Opposition parties, of course, are unlikely to see anything good in the list of ministers once it is unveiled. There are rumours that some non-APC people could make it into the cabinet. While NNPP is likely to welcome such a prospect, PDP and Labour Party are likely to disown any member who accepts such a post. “Anti-corruption crusaders” are also lying in wait. As soon as the list is out, they will rush to see if anyone ever had a file in EFCC, ICPC, Code of Conduct Bureau, NDLEA or court. These groups are unforgiving; in 1991, they obtained a 1968 photo of a prominent Rivers State NRC governorship aspirant in his Ikoyi Prison uniform. They splashed it all over the city. It turned out that in 1985, Military Governor of Lagos State Group Captain Gbolahan Mudashiru granted him a pardon which wiped away the criminal record. In law that is, but not in politics.
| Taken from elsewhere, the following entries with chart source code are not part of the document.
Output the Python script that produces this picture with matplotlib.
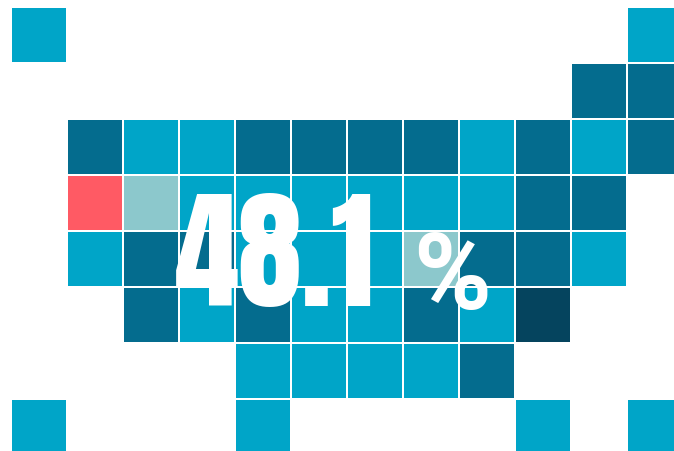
import matplotlib
matplotlib.use('Agg')
import matplotlib.pyplot as plt
from matplotlib.patches import Rectangle

# tile map, one string per row, '.' = no tile
# b = blue, d = dark, x = darkest, p = pale, r = red
row_0 = "b..........b"
row_1 = "..........dd"
row_2 = ".dbbddddbdbd"
row_3 = ".rpbbbbbbdd."
row_4 = ".bddbbbpddb."
row_5 = "..dbdbbdbx.."
row_6 = "....bbbbd..."
row_7 = "b...b....b.b"
tile_rows = [row_0, row_1, row_2, row_3, row_4, row_5, row_6, row_7]

tile_colors = {
    'b': '#00a5c8',
    'd': '#046c8e',
    'x': '#05445e',
    'p': '#8cc8cc',
    'r': '#ff5a64',
}
big_value = "48.1"
big_unit = "%"

fig = plt.figure(figsize=(6.74, 4.52), dpi=100)
ax = fig.add_axes([0, 0, 1, 1])
ax.set_xlim(-12 / 56, 662 / 56)
ax.set_ylim(443.5 / 56, -8.5 / 56)
ax.axis('off')

for r, row in enumerate(tile_rows):
    for c, code in enumerate(row):
        if code == '.':
            continue
        ax.add_patch(Rectangle((c, r), 54 / 56, 54 / 56, facecolor=tile_colors[code], edgecolor='none'))

ax.text(4.7, 5.32, big_value, color='white', fontsize=93, fontweight='normal',
        family=['Anton', 'Liberation Sans', 'DejaVu Sans'], ha='center', va='baseline')
ax.text(8.55, 5.36, big_unit, color='white', fontsize=76, fontweight='bold',
        family=['Roboto', 'Liberation Sans', 'DejaVu Sans'], ha='right', va='baseline')

fig.savefig('out.png', dpi=100)
plt.close(fig)
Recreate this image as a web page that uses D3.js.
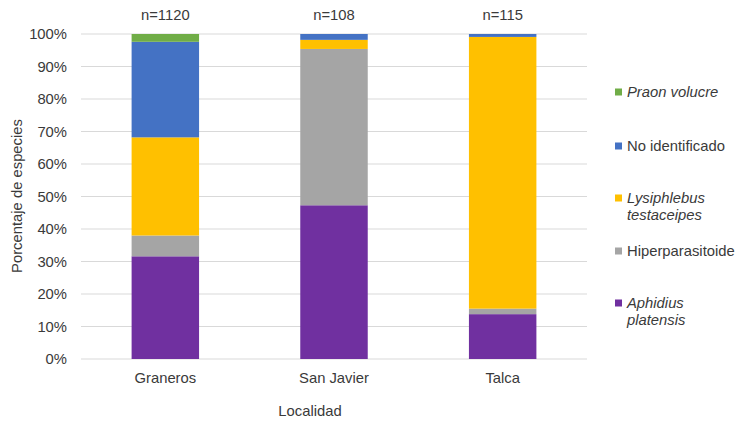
<!DOCTYPE html>
<html>
<head>
<meta charset="utf-8">
<script src="https://cdn.jsdelivr.net/npm/d3@7"></script>
<style>
body { margin: 0; background: #fff; }
text { font-family: "Liberation Sans", Arial, sans-serif; fill: #3a3a3a; }
</style>
</head>
<body>
<div id="chart"></div>
<script>
(function(){
    var width = 738, height = 421;
    var fs = 14.8;

    // data (percent per site)
    var sites = ["Graneros", "San Javier", "Talca"];
    var nLabels = ["n=1120", "n=108", "n=115"];
    var species = ["Aphidius platensis", "Hiperparasitoide", "Lysiphlebus testaceipes", "No identificado", "Praon volucre"];
    var aphidius = [31.6, 47.3, 13.8];
    var hiper = [6.4, 48.1, 1.7];
    var lysiphlebus = [30.2, 2.8, 83.6];
    var noIdent = [29.4, 1.8, 0.9];
    var praon = [2.4, 0, 0];
    var yTicks = [0, 10, 20, 30, 40, 50, 60, 70, 80, 90, 100];
    var colors = ["#7030A0", "#A5A5A5", "#FFC000", "#4472C4", "#70AD47"];

    var rows = sites.map(function(s, i){
        return { site: s, a: aphidius[i], h: hiper[i], l: lysiphlebus[i], n: noIdent[i], p: praon[i] };
    });
    var keys = ["a", "h", "l", "n", "p"];

    var svg = d3.select("#chart").append("svg")
        .attr("width", width)
        .attr("height", height);

    var x = d3.scaleBand().domain(sites).range([81, 587]).paddingInner(0.6).paddingOuter(0.3);
    var y = d3.scaleLinear().domain([0, 100]).range([359, 34]);

    // gridlines
    svg.append("g").selectAll("line")
        .data(yTicks)
        .enter().append("line")
        .attr("x1", 81).attr("x2", 587)
        .attr("y1", function(d){ return y(d); })
        .attr("y2", function(d){ return y(d); })
        .attr("stroke", "#d9d9d9")
        .attr("stroke-width", 1);

    // y tick labels
    svg.append("g").selectAll("text")
        .data(yTicks)
        .enter().append("text")
        .attr("x", 67)
        .attr("y", function(d){ return y(d); })
        .attr("dy", "0.35em")
        .attr("text-anchor", "end")
        .attr("font-size", fs)
        .text(function(d){ return d + "%"; });

    var stack = d3.stack().keys(keys)(rows);

    svg.append("g").selectAll("g")
        .data(stack)
        .enter().append("g")
        .attr("fill", function(d, i){ return colors[i]; })
        .selectAll("rect")
        .data(function(d){ return d; })
        .enter().append("rect")
        .attr("x", function(d){ return x(d.data.site); })
        .attr("width", x.bandwidth())
        .attr("y", function(d){ return y(d[1]); })
        .attr("height", function(d){ return y(d[0]) - y(d[1]); });

    // n labels
    svg.append("g").selectAll("text")
        .data(sites)
        .enter().append("text")
        .attr("x", function(d){ return x(d) + x.bandwidth()/2; })
        .attr("y", 15)
        .attr("dy", "0.35em")
        .attr("text-anchor", "middle")
        .attr("font-size", fs)
        .text(function(d, i){ return nLabels[i]; });

    // category labels
    svg.append("g").selectAll("text")
        .data(sites)
        .enter().append("text")
        .attr("x", function(d){ return x(d) + x.bandwidth()/2; })
        .attr("y", 378)
        .attr("dy", "0.35em")
        .attr("text-anchor", "middle")
        .attr("font-size", fs)
        .text(function(d){ return d; });

    svg.append("text")
        .attr("x", 310).attr("y", 411)
        .attr("dy", "0.35em")
        .attr("text-anchor", "middle")
        .attr("font-size", fs)
        .text("Localidad");

    svg.append("text")
        .attr("transform", "translate(17,196) rotate(-90)")
        .attr("dy", "0.35em")
        .attr("text-anchor", "middle")
        .attr("font-size", fs)
        .text("Porcentaje de especies");

    // legend, top to bottom
    var legend = [
        { i: 4, lines: ["Praon volucre"], italic: true, y: 92 },
        { i: 3, lines: ["No identificado"], italic: false, y: 146 },
        { i: 2, lines: ["Lysiphlebus", "testaceipes"], italic: true, y: 198 },
        { i: 1, lines: ["Hiperparasitoide"], italic: false, y: 251 },
        { i: 0, lines: ["Aphidius", "platensis"], italic: true, y: 303 }
    ];
    var lg = svg.append("g").selectAll("g")
        .data(legend)
        .enter().append("g")
        .attr("transform", function(d){ return "translate(615," + d.y + ")"; });
    lg.append("rect")
        .attr("x", 0).attr("y", -3.5)
        .attr("width", 7).attr("height", 7)
        .attr("fill", function(d){ return colors[d.i]; });
    lg.each(function(d){
        var t = d3.select(this).append("text")
            .attr("font-size", fs)
            .attr("font-style", d.italic ? "italic" : "normal");
        d.lines.forEach(function(l, k){
            t.append("tspan").attr("x", 12).attr("y", k * 17).attr("dy", "0.35em").text(l);
        });
    });
})();
</script>
</body>
</html>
Another pitfall area these days is NYSC. The service is 50 years old this year, so almost all those who are nominated to be ministers should have served in the scheme, unless the nominee’s education stopped at secondary school or if he or she obtained an exemption, some of which could be fake. Some NGOs will rush to NYSC data base and demand to see if the ministerial nominees dodged NYSC, a la two Buhari ministers. Finally, the media is likely to complain that some ministerial nominees have been recycled. Although the Constitution never set a limit to how long a person can be in public life, Nigerian newspapers want it to be as short as possible.